Memang Purwakarta saat itu tidak mampu memberikanku kesenangan buatku. Dan pada awalnya aku kesal tapi aku dapat memaafkannya kali ini. Dapat kumaafkan karena ternyata dari tetangganya yaitu Wanayasa, Ciater dan Lembang punya inisiatif sendiri untuk menghiburku. Itupun pada awalnya menghibur.


Malamnya di Purwakarta aku dan teman-temanku memutuskan untuk pulang sebelum fajar tiba. karena intinya kita tidak mendapatkan hal yang baru disana. Kita pergi sesuai kesepakatan dan mulailah perjalanan pulang kita berawal. Pagi kala itu buatku begitu menyegarkan dan menyejukan. Karena terasa sekali begitu mesranya pepohonan,rerumputan dan kicauan burung menyambutku saat itu.Sudah begitu mesranya, aku juga dimanjakan oleh tarian kabut tipis yang menari-nari dipermukaan telaga.

Setelah setengah perjalanan pulang ternyata alam tidak bosannya untuk terus mengiringi kepulanganku. Kali ini matahari terbit dengan congkaknya. Sangat terang dan menghangatkan sehingga menambah kesan bahwa dirinyalah yang membuat disekelilingku tampak hijau dan memukau. Aku memuja semua yang kulihat dan kurasakan saat itu sampai-sampai aku berteriak dan membuat gema di setiap celah dan sudut tempat yang kulewati yang berisi rasa girang dan hilangku. Girang karena terpukaunya diriku melihat keindahan alam dan kehilangan karena wanita yang sangat kukasihi sudah tidak ada dalam pandanganku.

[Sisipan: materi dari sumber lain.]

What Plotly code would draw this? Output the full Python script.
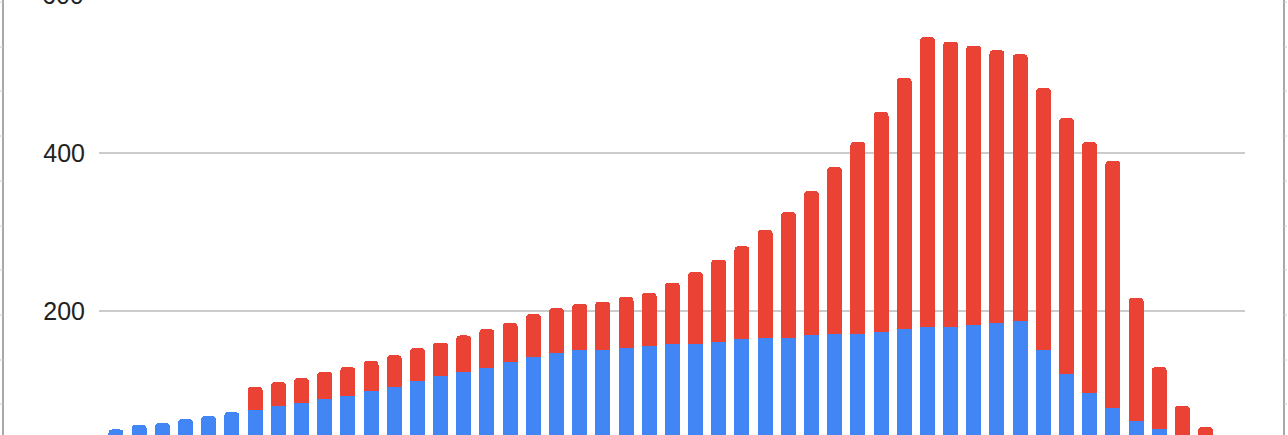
import plotly.graph_objects as go

# Data (stacked: blue base + red on top)
categories = list(range(48))
blue_values = [50, 56, 58, 63, 67, 72, 75, 80, 83, 88, 93, 99, 104, 112, 118, 123,
               128, 135, 142, 147, 150, 150, 153, 156, 158, 158, 161, 164, 166, 166,
               169, 171, 171, 174, 177, 180, 180, 182, 185, 187, 150, 120, 96, 77,
               61, 50, 38, 25]
red_values = [0, 0, 0, 0, 0, 0, 29, 30, 32, 35, 36, 38, 40, 41, 42, 46,
              49, 50, 54, 57, 59, 62, 65, 67, 78, 91, 104, 118, 137, 159,
              183, 211, 243, 278, 318, 367, 361, 354, 345, 338, 332, 324, 318, 313,
              156, 79, 42, 28]
y_tick_values = [200, 400]
y_tick_labels = ["200", "400"]
top_label_value = 600

BLUE = "#4285F4"
RED = "#EA4335"
W, H = 1288, 435
L, R = 99, 43
Y_RANGE = [43.0, 593.7]

fig = go.Figure()
fig.add_trace(go.Bar(x=categories, y=blue_values, marker=dict(color=BLUE, line=dict(width=0)),
                     name="blue"))
fig.add_trace(go.Bar(x=categories, y=red_values, marker=dict(color=RED, line=dict(width=0)),
                     name="red"))

font = dict(family="Liberation Sans, Arial, sans-serif", size=25, color="#222222")

fig.update_layout(
    width=W, height=H,
    margin=dict(l=L, r=R, t=0, b=0, pad=0),
    paper_bgcolor="white", plot_bgcolor="white",
    barmode="stack", bargap=0.353, barcornerradius=4,
    showlegend=False,
    xaxis=dict(range=[-0.733, 48.70], showgrid=False, zeroline=False,
               showticklabels=False, ticks="", showline=False),
    yaxis=dict(range=Y_RANGE, tickvals=y_tick_values, ticktext=y_tick_labels,
               showgrid=True, gridcolor="#cccccc", gridwidth=2, zeroline=False,
               showline=False, ticks="", tickfont=font, ticklabelstandoff=13),
    font=font,
)

# partially visible top label (just above the visible plot area)
top_paper_y = (top_label_value - Y_RANGE[0]) / (Y_RANGE[1] - Y_RANGE[0])
fig.add_annotation(x=0, xref="paper", y=top_paper_y, yref="paper", text=str(top_label_value),
                   showarrow=False, xanchor="right", yanchor="middle", xshift=-13,
                   font=font)

# outer frame lines with small ruler ticks
plot_w = W - L - R
def px_to_paper_x(px):
    return (px - L) / plot_w
def py_to_paper_y(py):
    return 1 - py / H

frame_color = "#a8a8a8"
for fx, direction in [(3, -1), (1284, 1)]:
    fig.add_shape(type="line", xref="paper", yref="paper",
                  x0=px_to_paper_x(fx), x1=px_to_paper_x(fx), y0=0, y1=1,
                  line=dict(color=frame_color, width=2))
    for ty in [2, 47, 91, 136, 181, 226, 270, 315, 360, 404]:
        fig.add_shape(type="line", xref="paper", yref="paper",
                      x0=px_to_paper_x(fx), x1=px_to_paper_x(fx + direction * 3),
                      y0=py_to_paper_y(ty), y1=py_to_paper_y(ty),
                      line=dict(color="#cfcfcf", width=1))

fig.write_html("out.html", config={"displayModeBar": False},
               post_script="document.body.style.margin='0';document.body.style.overflow='hidden';")
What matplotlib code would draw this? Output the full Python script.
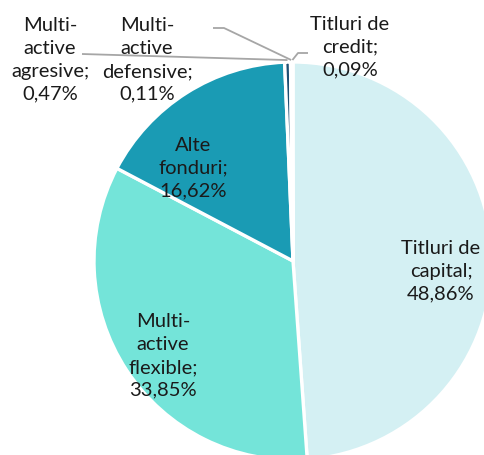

Dalam teriakanku rasanya waktu berputar kembali ke tangggal 6 September 2007. Ketika aku pergi bersamanya untuk bersenang-senang di alam terbuka. Yang ada disana hanya ada perasaan bahagia dari kita. Karena untuk pertama kalinyalah kita pergi keluar kota berdua.

Aku akui ingatan itu terpatri mantap di dalam ingatanku. Dalam semua hal yang pernah kita lakukan dulu disana dari hal yang romantis hingga hal yang bodoh. Jadi apakah kamu ingat kita pernah melakukan pembicaraan dengan seorang nenek yang dirinya termasuk salah satu korban dari amukan Tsunami yang selamat? Apakah kamu pernah ingat sewaktu kita tidak diberikan selimut di tempat penginapan kita lantas aku rela menjadikan tubuhku menjadi selimutmu di sepanjang malam tidur kita? Apakah kamu pernah ingat kamu dulu pernah semangat sekali memboncengiku dengan batrix lantas terlihat orang bahwa aku pria aneh, karena diboncengi,membawa tas wanita dan memegangmu sangat erat?apakah kamu pernah ingat kita menunggu matahari terbenam sambil ditemani pasir basah dan deburan ombak?apakah kamu pernah ingat ketika kita mengabadikan diri kita di pesisir pantai dengan menggunakan handphone bututku? Apakah kamu pernah ingat kita main ayunan? Apakah kamu pernah ingat kita dapat kemudahan dalam pembiyaan travel yang mengantarkan kita ke banyak tempat? Apakah kamu pernah ingat kita berkunjung ke tempat produksi gula merah yang bahan bakunya dari air nira? Apakah kamu pernah ingat kita melihat dalang yang pintar berbahasa Inggris itu memainkan wayang goleknya? Apakah kamu pernah ingat kamu mau menikah denganku di Green Canyon saat waktunya tiba nanti? Apakah kamu pernah ingat betapa kau terpukaunya melihat laju air yang terpantul sinar matahari sehingga seperti kaca bening kita melihatnya? Apakah kamu pernah ingat kita melihat ikan yang bisa hidup daratan? Apakah kamu ingat sesampainya di Batu Karas aku anggap pantai tersebut biasa-biasa saja? Apakah kamu pernah ingat aku terjatuh di karang lantas berdarah dan kamu hanya tertawa saja karena aku disitu terlihat bodoh? Apakah kamu pernah ingat kamu tidak membolehkanku minum bir saat itu? Apakah kamu pernah ingat disaat kedua orang bule itu makan kepiting saus tiram kita hanya makan bala-bala saja? Apakah kamu pernah ingat selama kepulangan kita kamu tertidur dari awal perjalanan hingga akhir perjalanan di pundakku?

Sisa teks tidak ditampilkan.